HIV patients are not at risk of neurocognitive impairment from a co-infection of hepatitis C virus (HCV), according to a study, titled, “Absence of neurocognitive effect of hepatitis C infection in HIV-coinfected people” conducted by researchers at the Washington University School of Medicine in St. Louis, is published in the journal Neurology. The effects of suffering from both HCV and HIV has been widely studied, and the conclusions of this study give new insights to the neurocognitive performance of HCV-HIV patients.
The research team concluded that a co-infection with HIV and HCV does not cause neurocognitive impairment, in the absence of substantial liver damage associated with HCV. “Hepatitis C infection has serious long-term side effects, such as damage to the liver, but our research indicates that it does not affect the brain,” explained the lead author of the study David Clifford, M.D. “If a hepatitis C infection gets to the point where it damages liver function, the resulting inflammation might well contribute to mental impairment. Beyond that, though, it doesn’t seem to be an active collaborator in the harm HIV does to the brain.” Clifford also serves as a professor of neurology and medicine at the Washington University School of Medicine.
In order to assess the effects of co-infection on neurocognitive impairment, the scientists analyzed data from 1,582 patients, chronically infected with HIV, with approximately one quarter of them infected as well with HCV; and concluded that, within the HCV-seropositive participants, there was no correlation between neurocognitive performance and serum HCV RNA concentration.
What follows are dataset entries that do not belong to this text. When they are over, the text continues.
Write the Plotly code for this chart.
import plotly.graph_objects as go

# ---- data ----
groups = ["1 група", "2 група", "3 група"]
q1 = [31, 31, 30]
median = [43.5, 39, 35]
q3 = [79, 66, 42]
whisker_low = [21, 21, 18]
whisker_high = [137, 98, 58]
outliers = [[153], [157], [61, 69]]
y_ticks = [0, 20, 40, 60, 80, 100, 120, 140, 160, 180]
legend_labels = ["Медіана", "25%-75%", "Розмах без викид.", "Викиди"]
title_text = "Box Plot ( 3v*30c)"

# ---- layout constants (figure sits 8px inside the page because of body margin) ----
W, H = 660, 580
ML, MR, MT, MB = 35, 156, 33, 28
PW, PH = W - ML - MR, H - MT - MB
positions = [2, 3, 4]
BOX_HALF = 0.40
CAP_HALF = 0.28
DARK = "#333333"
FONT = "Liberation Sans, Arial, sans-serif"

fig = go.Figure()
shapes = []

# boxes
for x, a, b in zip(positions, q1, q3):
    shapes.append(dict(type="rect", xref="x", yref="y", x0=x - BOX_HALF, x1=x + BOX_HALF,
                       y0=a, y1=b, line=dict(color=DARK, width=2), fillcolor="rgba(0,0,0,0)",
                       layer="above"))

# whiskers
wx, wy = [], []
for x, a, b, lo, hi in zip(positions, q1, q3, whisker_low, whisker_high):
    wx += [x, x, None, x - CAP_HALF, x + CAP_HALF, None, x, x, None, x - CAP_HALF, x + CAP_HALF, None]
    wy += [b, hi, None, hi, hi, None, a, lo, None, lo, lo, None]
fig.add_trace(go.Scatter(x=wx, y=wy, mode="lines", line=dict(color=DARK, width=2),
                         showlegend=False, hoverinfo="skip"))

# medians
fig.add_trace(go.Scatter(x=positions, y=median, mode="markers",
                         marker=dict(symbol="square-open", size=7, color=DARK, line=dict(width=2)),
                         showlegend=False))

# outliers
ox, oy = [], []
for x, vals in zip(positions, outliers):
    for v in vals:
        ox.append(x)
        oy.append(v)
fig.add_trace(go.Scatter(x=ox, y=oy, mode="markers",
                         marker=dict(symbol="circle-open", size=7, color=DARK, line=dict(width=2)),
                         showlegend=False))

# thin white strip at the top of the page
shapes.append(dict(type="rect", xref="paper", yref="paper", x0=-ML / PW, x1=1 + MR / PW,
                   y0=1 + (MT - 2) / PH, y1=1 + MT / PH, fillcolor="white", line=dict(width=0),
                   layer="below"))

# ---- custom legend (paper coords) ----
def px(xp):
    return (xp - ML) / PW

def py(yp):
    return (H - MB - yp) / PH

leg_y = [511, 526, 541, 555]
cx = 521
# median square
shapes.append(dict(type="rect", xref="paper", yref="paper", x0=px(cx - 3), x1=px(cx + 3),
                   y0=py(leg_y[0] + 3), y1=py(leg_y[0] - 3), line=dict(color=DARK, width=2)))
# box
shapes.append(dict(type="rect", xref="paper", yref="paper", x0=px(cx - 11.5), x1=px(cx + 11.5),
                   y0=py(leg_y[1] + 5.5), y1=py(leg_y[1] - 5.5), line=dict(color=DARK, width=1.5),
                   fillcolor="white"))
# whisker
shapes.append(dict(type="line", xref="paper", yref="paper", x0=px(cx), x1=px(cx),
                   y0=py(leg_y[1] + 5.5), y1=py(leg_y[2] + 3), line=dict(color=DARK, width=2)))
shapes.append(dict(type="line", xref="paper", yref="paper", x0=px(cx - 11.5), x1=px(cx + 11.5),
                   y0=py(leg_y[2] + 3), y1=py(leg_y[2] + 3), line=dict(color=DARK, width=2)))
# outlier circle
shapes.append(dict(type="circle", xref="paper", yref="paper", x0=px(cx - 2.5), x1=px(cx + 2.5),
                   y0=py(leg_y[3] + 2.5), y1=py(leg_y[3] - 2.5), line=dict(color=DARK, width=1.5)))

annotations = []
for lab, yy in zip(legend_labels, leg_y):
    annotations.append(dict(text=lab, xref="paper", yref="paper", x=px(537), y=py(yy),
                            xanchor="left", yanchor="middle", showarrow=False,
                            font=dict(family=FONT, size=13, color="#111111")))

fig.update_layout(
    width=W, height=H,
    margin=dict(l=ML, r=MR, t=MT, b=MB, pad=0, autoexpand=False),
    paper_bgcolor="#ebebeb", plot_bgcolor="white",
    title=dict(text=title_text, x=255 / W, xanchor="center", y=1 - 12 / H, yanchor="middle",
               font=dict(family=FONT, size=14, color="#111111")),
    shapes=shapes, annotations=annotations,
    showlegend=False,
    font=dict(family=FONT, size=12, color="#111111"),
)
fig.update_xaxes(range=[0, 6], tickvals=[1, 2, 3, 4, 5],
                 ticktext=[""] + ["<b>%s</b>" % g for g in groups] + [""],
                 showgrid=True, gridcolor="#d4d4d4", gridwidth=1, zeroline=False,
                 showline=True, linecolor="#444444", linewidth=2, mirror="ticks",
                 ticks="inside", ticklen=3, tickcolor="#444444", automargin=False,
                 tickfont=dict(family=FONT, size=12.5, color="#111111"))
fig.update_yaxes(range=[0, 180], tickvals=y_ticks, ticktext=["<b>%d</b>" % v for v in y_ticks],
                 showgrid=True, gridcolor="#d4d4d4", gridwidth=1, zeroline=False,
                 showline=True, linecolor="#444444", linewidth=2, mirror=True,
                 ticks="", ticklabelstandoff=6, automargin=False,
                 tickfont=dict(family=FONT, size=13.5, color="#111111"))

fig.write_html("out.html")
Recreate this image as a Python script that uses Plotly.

The next step for the researchers is to continue the studies based on immune responses in the brain, as well as in the bowel, which happens during the first phases of HIV, and tends to be triggered by the infection. Clifford and his team aims to increase knowledge on the possibility of these early immune responses, which may be triggering chronic inflammation that is harmful for the brain.
HIV-HCV co-infections received the attention of several scientists, with another research team from a clinic in Madrid, Spain recently discovering Spanish patients are more difficult to treat than patients from other ethnic groups, due to their genetics. The results of the retrospective analysis were presented at the AASLD/ EASL Special Conference on Hepatitis C, in New York.